(August 12, 2013 at 7:23 am)Esquilax Wrote: Unknown to you, maybe: The greeks had Asclepius, Achilles, Memnon, Alcmene, Castor, Heracles, Melicertes and Aristeas, to name a few, all of which died human and came back immortal. The last of these even has published eyewitness accounts!
Hell, there's three examples of this happening in the Tanakh, so to say it was unthinkable before Jesus is simply ignoring the times that it happened in Judaic lore. You're just wrong, on this point.
Oranges and hand grenades...please be aware you're trying to answer a rather different argument here.
Firstly, what the Wikipedia entry doesn't detail is that nearly all of these were given divinised status in the stars, or similar. Not came back and ate fish with their friends.

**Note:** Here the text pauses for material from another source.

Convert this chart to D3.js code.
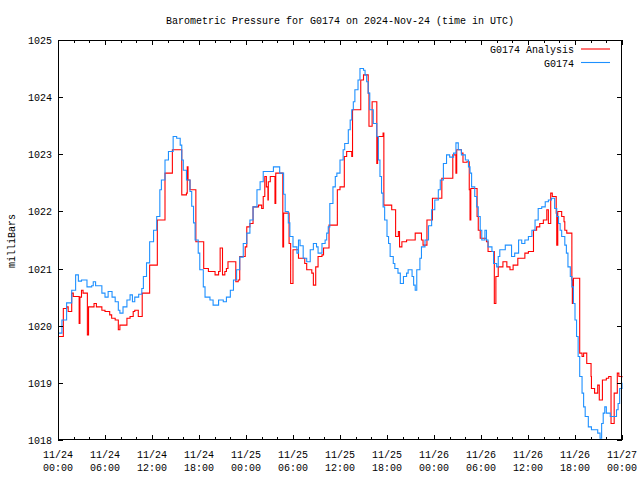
<!DOCTYPE html>
<html><head><meta charset="utf-8">
<script src="https://cdn.jsdelivr.net/npm/d3@7"></script>
<style>
html,body{margin:0;padding:0;background:#fff;}
svg text{font-family:"Liberation Mono","DejaVu Sans Mono",monospace;font-size:10px;fill:#000;}
</style></head>
<body>
<svg id="c" width="640" height="480"></svg>
<script>
// Hours since 2024-11-24 00:00 UTC
const obsHours = [0.0,0.5,1.1,1.75,2.25,2.6,3.0,3.7,4.3,4.5,4.8,5.6,6.0,6.4,6.9,7.3,7.7,7.9,8.3,8.8,9.2,9.5,9.8,10.3,10.7,10.9,11.3,11.7,12.2,12.6,13.0,13.2,13.66,14.1,14.7,15.15,15.6,15.8,16.0,16.4,16.85,17.07,17.3,17.5,17.9,18.1,18.55,18.77,19.4,19.8,20.5,21.1,21.5,22.0,22.4,22.8,23.2,23.65,24.1,24.5,24.9,25.4,25.8,26.2,27.1,27.5,28.3,28.8,29.0,29.4,29.6,30.0,30.5,30.7,30.9,31.3,31.75,32.2,32.6,33.0,33.2,33.7,34.1,34.3,34.5,34.7,35.1,35.4,35.6,36.0,36.4,36.6,37.06,37.3,37.5,37.7,37.9,38.3,38.55,39.0,39.2,39.4,39.6,39.8,40.25,40.7,40.9,41.1,41.3,41.5,41.7,42.0,42.2,42.4,42.8,43.0,43.4,43.7,44.1,44.5,44.7,45.2,45.4,45.6,45.8,46.2,46.4,46.85,47.3,47.7,48.1,48.55,48.8,49.2,49.6,50.0,50.5,50.8,51.1,51.5,52.0,52.4,52.6,52.8,53.2,53.45,53.65,53.9,54.1,54.5,54.7,54.9,55.4,55.6,56.0,56.2,56.4,57.1,57.9,58.3,58.8,59.2,59.6,60.05,60.5,60.9,61.3,61.75,62.2,62.6,63.0,63.4,63.67,63.9,64.1,64.3,64.7,64.9,65.1,65.4,65.6,65.8,66.0,66.2,66.4,66.6,66.9,67.1,67.3,67.7,68.1,68.9,69.2,69.4,69.6,69.8,70.0,70.5,71.3,71.5,71.7,72.0];
const obsValues = [1019.87,1020.1,1020.4,1020.62,1020.89,1020.78,1020.8,1020.68,1020.7,1020.77,1020.7,1020.57,1020.5,1020.6,1020.5,1020.42,1020.27,1020.22,1020.33,1020.45,1020.54,1020.42,1020.5,1020.55,1020.65,1020.86,1021.1,1021.47,1021.67,1021.91,1022.38,1022.55,1022.9,1023.05,1023.31,1023.28,1023.16,1022.9,1022.72,1022.55,1022.35,1022.09,1021.8,1021.5,1021.27,1020.98,1020.68,1020.5,1020.45,1020.36,1020.45,1020.42,1020.5,1020.62,1020.8,1020.98,1021.2,1021.44,1021.62,1021.85,1022.08,1022.38,1022.52,1022.7,1022.7,1022.78,1022.67,1022.3,1022.0,1021.8,1021.56,1021.38,1021.27,1021.5,1021.4,1021.18,1021.12,1021.33,1021.44,1021.38,1021.27,1021.44,1021.5,1021.62,1021.73,1022.14,1022.43,1022.61,1022.67,1022.9,1023.08,1023.19,1023.43,1023.6,1023.78,1023.92,1024.13,1024.3,1024.5,1024.47,1024.39,1024.27,1024.07,1023.78,1023.54,1023.31,1022.9,1022.61,1022.32,1022.08,1021.85,1021.56,1021.44,1021.21,1021.09,1021.0,1020.92,1020.74,1020.86,1020.92,1020.98,1020.86,1020.71,1020.62,1020.98,1021.18,1021.38,1021.5,1021.75,1022.03,1022.2,1022.38,1022.55,1022.84,1022.99,1022.95,1023.02,1023.2,1023.08,1022.99,1022.9,1022.78,1022.67,1022.43,1022.26,1022.08,1021.91,1021.67,1021.5,1021.67,1021.5,1021.38,1021.3,1021.09,1021.03,1021.21,1021.33,1021.41,1021.21,1021.27,1021.5,1021.44,1021.5,1021.56,1021.67,1021.85,1022.05,1022.08,1022.17,1022.2,1022.23,1022.05,1021.91,1021.79,1021.67,1021.56,1021.41,1021.27,1021.03,1020.86,1020.68,1020.39,1020.1,1019.81,1019.46,1019.11,1018.82,1018.58,1018.41,1018.23,1018.18,1018.12,1018.03,1018.29,1018.47,1018.58,1018.47,1018.41,1018.53,1018.64,1018.9,1019.0];

const anaHours = [0.0,0.68,1.1,1.3,1.75,1.95,2.7,2.8,3.0,3.2,3.75,3.9,4.6,4.9,5.6,6.0,6.6,6.85,7.3,7.7,7.9,8.8,9.2,9.6,9.8,10.25,10.75,11.7,12.68,13.66,14.6,15.8,16.4,16.5,16.6,16.85,17.6,18.6,19.2,20.05,20.5,20.7,21.0,21.3,21.5,21.7,22.7,23.0,23.2,23.9,24.1,24.5,24.9,25.6,26.0,26.2,26.4,26.6,26.8,26.85,27.1,27.7,27.8,28.7,28.8,29.5,29.7,30.0,30.7,31.5,31.75,32.4,32.6,32.9,33.2,33.7,33.9,34.6,35.66,36.0,36.55,36.85,37.5,37.6,38.65,39.0,39.6,39.7,40.1,40.7,40.8,41.5,41.6,42.6,43.1,43.45,43.6,43.9,44.5,45.6,46.4,46.6,47.1,47.8,49.0,50.4,50.8,50.9,51.5,51.7,52.2,52.5,52.6,52.7,53.5,53.65,53.9,54.7,54.9,55.7,55.9,56.2,56.8,57.3,57.7,58.1,58.7,59.6,60.05,60.7,61.1,61.5,61.96,62.4,62.6,62.9,63.1,63.6,63.67,63.8,64.3,64.6,64.7,64.95,65.6,65.66,65.8,66.6,66.9,67.1,67.5,68.05,68.1,68.5,68.9,69.1,69.5,70.0,70.3,70.6,71.0,71.4,71.6,72.0];
const anaValues = [1019.81,1020.3,1020.33,1020.25,1020.57,1020.51,1020.04,1020.5,1020.62,1020.57,1019.84,1020.33,1020.39,1020.33,1020.27,1020.25,1020.19,1020.13,1020.1,1019.93,1020.01,1020.13,1020.16,1020.25,1020.27,1020.16,1020.57,1021.06,1021.85,1022.67,1023.08,1022.29,1022.32,1022.78,1022.55,1022.38,1021.47,1021.0,1020.95,1020.89,1020.95,1021.36,1020.89,1020.95,1021.0,1021.12,1020.77,1020.8,1021.21,1021.38,1021.73,1021.79,1022.08,1022.11,1022.05,1022.26,1022.61,1022.43,1022.2,1022.52,1022.61,1022.14,1022.67,1021.38,1021.97,1021.44,1020.74,1021.33,1021.18,1021.09,1020.98,1020.92,1020.71,1021.03,1021.21,1021.24,1021.36,1021.76,1022.38,1022.43,1022.96,1023.05,1022.96,1023.78,1024.3,1024.39,1024.07,1023.49,1023.92,1022.84,1023.31,1023.37,1022.11,1022.03,1021.56,1021.65,1021.38,1021.47,1021.5,1021.62,1021.5,1021.41,1021.85,1022.23,1022.58,1022.99,1022.67,1023.08,1023.02,1022.86,1022.87,1022.38,1021.85,1022.4,1021.91,1021.67,1021.53,1021.47,1021.3,1020.39,1020.86,1021.03,1021.12,1021.03,1020.98,1021.06,1021.18,1021.27,1021.3,1021.67,1021.73,1021.79,1021.85,1022.03,1021.79,1022.32,1022.26,1021.97,1021.41,1022.0,1021.91,1021.82,1021.67,1021.62,1020.8,1020.39,1020.83,1019.52,1019.46,1019.52,1019.34,1019.11,1018.9,1018.82,1018.96,1018.7,1019.05,1019.08,1019.11,1018.29,1018.82,1019.17,1019.11,1019.1];

const yTicks = [1018,1019,1020,1021,1022,1023,1024,1025];
const xTickHours = [0,6,12,18,24,30,36,42,48,54,60,66,72];
const xTickDates = ["11/24","11/24","11/24","11/24","11/25","11/25","11/25","11/25","11/26","11/26","11/26","11/26","11/27"];
const xTickTimes = ["00:00","06:00","12:00","18:00","00:00","06:00","12:00","18:00","00:00","06:00","12:00","18:00","00:00"];
const seriesNames = ["G0174 Analysis","G0174"];
const seriesColors = ["#ff0000","#1e90ff"];
const titleText = "Barometric Pressure for G0174 on 2024-Nov-24 (time in UTC)";

(function(){
const svg = d3.select("#c");
const L=58, R=622, T=40, B=440;
const x = d3.scaleLinear().domain([0,72]).range([L,R]);
const y = d3.scaleLinear().domain([1018,1025]).range([B,T]);

svg.append("text").attr("x",(L+R)/2).attr("y",24).attr("text-anchor","middle").text(titleText);

const line = d3.line().x(d=>x(d[0])).y(d=>y(d[1])).curve(d3.curveStepAfter);
const anaData = anaHours.map((h,i)=>[h,anaValues[i]]);
const obsData = obsHours.map((h,i)=>[h,obsValues[i]]);
const g = svg.append("g");
g.append("path").datum(anaData).attr("d",line).attr("fill","none").attr("stroke",seriesColors[0]).attr("stroke-width",1.1);
g.append("path").datum(obsData).attr("d",line).attr("fill","none").attr("stroke",seriesColors[1]).attr("stroke-width",1.1);

const minorHours = d3.range(0,73,2).filter(h=>h%6!==0);
function axisSet(axisGen, transform){ return svg.append("g").attr("transform",transform).call(axisGen); }
axisSet(d3.axisTop(x).tickValues(xTickHours).tickSize(5).tickFormat(""), `translate(0,${B})`);
axisSet(d3.axisTop(x).tickValues(minorHours).tickSize(3).tickFormat(""), `translate(0,${B})`);
axisSet(d3.axisBottom(x).tickValues(xTickHours).tickSize(5).tickFormat(""), `translate(0,${T})`);
axisSet(d3.axisBottom(x).tickValues(minorHours).tickSize(3).tickFormat(""), `translate(0,${T})`);
axisSet(d3.axisRight(y).tickValues(yTicks).tickSize(5).tickFormat(""), `translate(${L},0)`);
axisSet(d3.axisLeft(y).tickValues(yTicks).tickSize(5).tickFormat(""), `translate(${R},0)`);
svg.selectAll(".domain").remove();
svg.selectAll(".tick line").attr("stroke","#000").attr("shape-rendering","crispEdges");

svg.append("rect").attr("x",L+0.5).attr("y",T+0.5).attr("width",R-L-1).attr("height",B-T-1)
  .attr("fill","none").attr("stroke","#000").attr("shape-rendering","crispEdges");

svg.append("g").selectAll("text").data(yTicks).join("text")
  .attr("x",52).attr("y",d=>y(d)+4).attr("text-anchor","end").text(d=>d);
const xl = svg.append("g");
xl.selectAll("text.d").data(xTickHours).join("text").attr("class","d")
  .attr("x",d=>x(d)).attr("y",458).attr("text-anchor","middle").text((d,i)=>xTickDates[i]);
xl.selectAll("text.t").data(xTickHours).join("text").attr("class","t")
  .attr("x",d=>x(d)).attr("y",471).attr("text-anchor","middle").text((d,i)=>xTickTimes[i]);

svg.append("text").attr("transform","translate(15,241) rotate(-90)").attr("text-anchor","middle").text("milliBars");

const leg = svg.append("g");
seriesNames.forEach((n,i)=>{
  const yy = 49 + i*13.5;
  leg.append("text").attr("x",574).attr("y",yy+4).attr("text-anchor","end").text(n);
  leg.append("line").attr("x1",581).attr("x2",610).attr("y1",yy).attr("y2",yy)
    .attr("stroke",seriesColors[i]).attr("stroke-width",1.1);
});
})();
</script>
</body></html>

The Aristeas one, and the three in the article from Judaism, are more interesting, and more helpful. They illustrate the broader point I've been trying to make (again, in bold in my original post), which is mentioned further down the Wiki article. None of these were single examples of the general resurrection. None of these imply that the Kingdom of God has arrived. None of these would create a radical revision of belief such as the redundancy of central parts of the Torah. Aristeas is vaguely the nearest equivalent event, and to go from an obscure Greek legend to mandating a complete overhaul of Jewish core beliefs is stretching things so far beyond breaking point that not even unbreakable duct tape will prevent it.
Furthermore, there is no evidence at all of the disciples borrowing ideas from Greek literature to alter Jewish doctrine. They certainly weren't borrowing from Greek beliefs (Acts 17:22-34), which is further supported by what we know about anti-Gentile attitudes in C1 Israel (“Romanes eunt domus”, as the slogan goes).
Quote:Except Judaism still exists. What you have is a splinter group of followers; not all that uncommon, for a religion.
Yes, but why did this splinter group appear with those beliefs?